Before the leaders’ statement on Monday, other Democrats had broken rank to voice their condemnations. Two House Democrats, Representatives Elaine Luria, a freshman from Virginia, and Josh Gottheimer of New Jersey, released a letter Monday morning calling on Democratic leaders to speak out against any lawmaker who “uses harmful tropes and stereotypes, levels accusations of dual loyalty or makes reckless statements like those yesterday.”
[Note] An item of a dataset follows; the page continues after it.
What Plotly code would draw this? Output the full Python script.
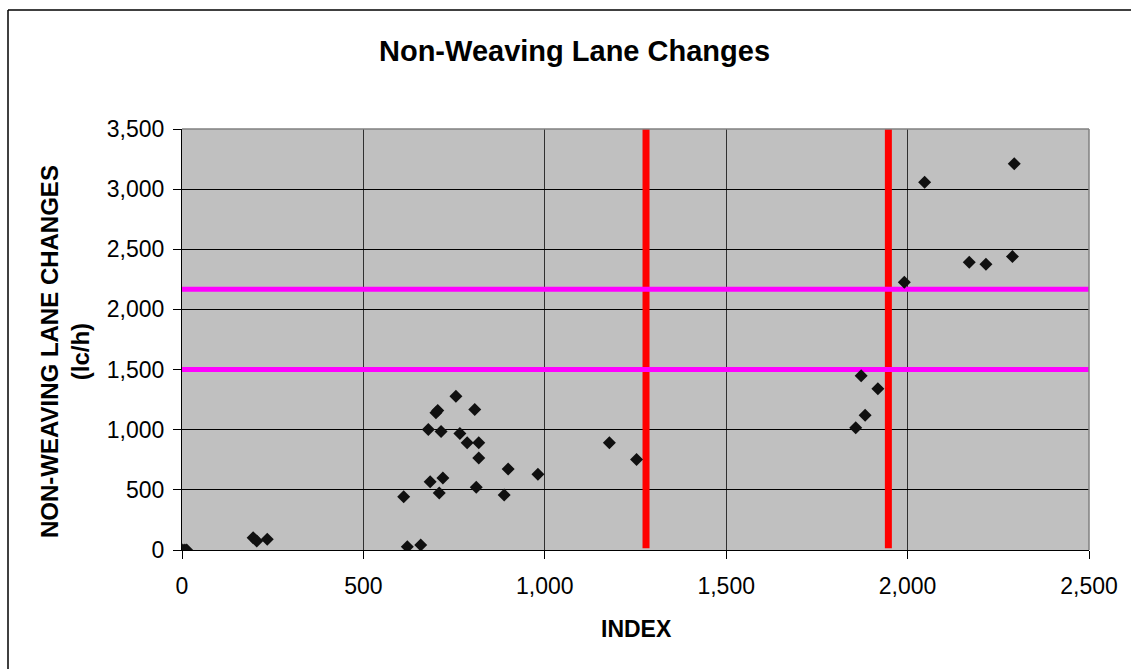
import plotly.graph_objects as go

# Data
index_vals = [2, 8, 13, 196, 206, 235, 611, 621, 658, 679, 684, 700, 705, 709, 714,
              719, 755, 766, 786, 807, 811, 818, 818, 888, 899, 981, 1178, 1253,
              1857, 1872, 1883, 1918, 1991, 2047, 2170, 2216, 2289, 2294]
lane_changes = [0, 0, 0, 102, 75, 89, 443, 27, 42, 1002, 568, 1140, 1160, 473, 986,
                598, 1279, 969, 891, 1169, 521, 891, 764, 457, 673, 629, 891, 753,
                1016, 1448, 1121, 1340, 2226, 3057, 2392, 2375, 2439, 3212]

vertical_thresholds = [1279, 1947]      # red lines (INDEX)
horizontal_thresholds = [1500, 2168]    # magenta lines (lc/h)

x_ticks = [0, 500, 1000, 1500, 2000, 2500]
y_ticks = [0, 500, 1000, 1500, 2000, 2500, 3000, 3500]

FONT = "Arial, Liberation Sans, sans-serif"

fig = go.Figure()

# red vertical lines
for xv in vertical_thresholds:
    fig.add_trace(go.Scatter(x=[xv, xv], y=[15, 3500], mode="lines",
                             line=dict(color="#FF0000", width=7),
                             showlegend=False, hoverinfo="skip"))

# magenta horizontal lines
for yv in horizontal_thresholds:
    fig.add_trace(go.Scatter(x=[x_ticks[0], x_ticks[-1]], y=[yv, yv], mode="lines",
                             line=dict(color="#FF00FF", width=5),
                             showlegend=False, hoverinfo="skip", cliponaxis=False))

# data points
fig.add_trace(go.Scatter(x=index_vals, y=lane_changes, mode="markers",
                         marker=dict(symbol="diamond", size=10, color="#101010",
                                     line=dict(width=0)),
                         showlegend=False))

axis_common = dict(showgrid=True, gridwidth=1,
                   showline=True, linecolor="#000000", linewidth=1,
                   ticks="outside", ticklen=8, tickcolor="#000000",
                   tickformat=",d", zeroline=False,
                   tickfont=dict(family=FONT, size=23, color="#000000"))

fig.update_xaxes(range=[0, 2500], tickvals=x_ticks, gridcolor="#303030",
                 ticklabelstandoff=7, **axis_common)
fig.update_yaxes(range=[0, 3500], tickvals=y_ticks, gridcolor="#000000",
                 ticklabelstandoff=4, **axis_common)

W, H = 1131, 669
L, R, T, B = 182, 42, 129, 119
pw, ph = W - L - R, H - T - B


def px_x(px):
    return (px - L) / pw


def px_y(py):
    return (H - B - py) / ph


shapes = [
    # outer chart border (left and top edges; the rest lies outside the picture)
    dict(type="line", xref="paper", yref="paper",
         x0=px_x(8), x1=px_x(8), y0=px_y(720), y1=px_y(10),
         line=dict(color="#000000", width=1.5)),
    dict(type="line", xref="paper", yref="paper",
         x0=px_x(8), x1=px_x(1200), y0=px_y(10), y1=px_y(10),
         line=dict(color="#000000", width=1.5)),
    # top and right plot-area border in gray
    dict(type="line", xref="paper", yref="paper", x0=0, x1=1, y0=1, y1=1,
         line=dict(color="#808080", width=1.5)),
    dict(type="line", xref="paper", yref="paper", x0=1, x1=1, y0=0, y1=1,
         line=dict(color="#808080", width=1.5)),
]

annotations = [
    dict(text="<b>Non-Weaving Lane Changes</b>", xref="paper", yref="paper",
         x=px_x(574), y=px_y(51), xanchor="center", yanchor="middle",
         showarrow=False, font=dict(family=FONT, size=29, color="#000000")),
    dict(text="<b>INDEX</b>", xref="paper", yref="paper",
         x=px_x(636), y=px_y(629), xanchor="center", yanchor="middle",
         showarrow=False, font=dict(family=FONT, size=23, color="#000000")),
    dict(text="<b>NON-WEAVING LANE CHANGES<br>(lc/h)</b>", xref="paper", yref="paper",
         x=px_x(65), y=px_y(352), xanchor="center", yanchor="middle",
         textangle=-90, showarrow=False,
         font=dict(family=FONT, size=24, color="#000000")),
]

fig.update_layout(
    width=W, height=H,
    margin=dict(l=L, r=R, t=T, b=B),
    paper_bgcolor="#FFFFFF",
    plot_bgcolor="#C0C0C0",
    shapes=shapes,
    annotations=annotations,
    showlegend=False,
)

fig.write_html("out.html")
“As Jewish members of Congress, we are deeply alarmed by recent rhetoric from certain members within our caucus, including just last night, that has disparaged us and called into question our loyalty to our nation,” they wrote. “We urge you to join us in calling on each member of our caucus to unite against anti-Semitism and hateful tropes and stereotypes.”
[Read the letter here.]
The two said in interviews that they were referring both to Ms. Omar and to another freshman Democrat, Representative Rashida Tlaib of Michigan, the other Muslim woman in Congress. Ms. Tlaib has also drawn fire for remarks that her critics say fuel anti-Semitic tropes, and Ms. Luria and Mr. Gottheimer recently met with her to express their concerns.
Both said they left the meeting disappointed that she did not apologize. Ms. Tlaib, who is Palestinian-American and whose grandmother lives in the West Bank, responded with a statement Monday evening saying in part that her “life’s work is centered on equality and justice,” adding, “I am not easily bullied away from choosing peace and truth dialogue.”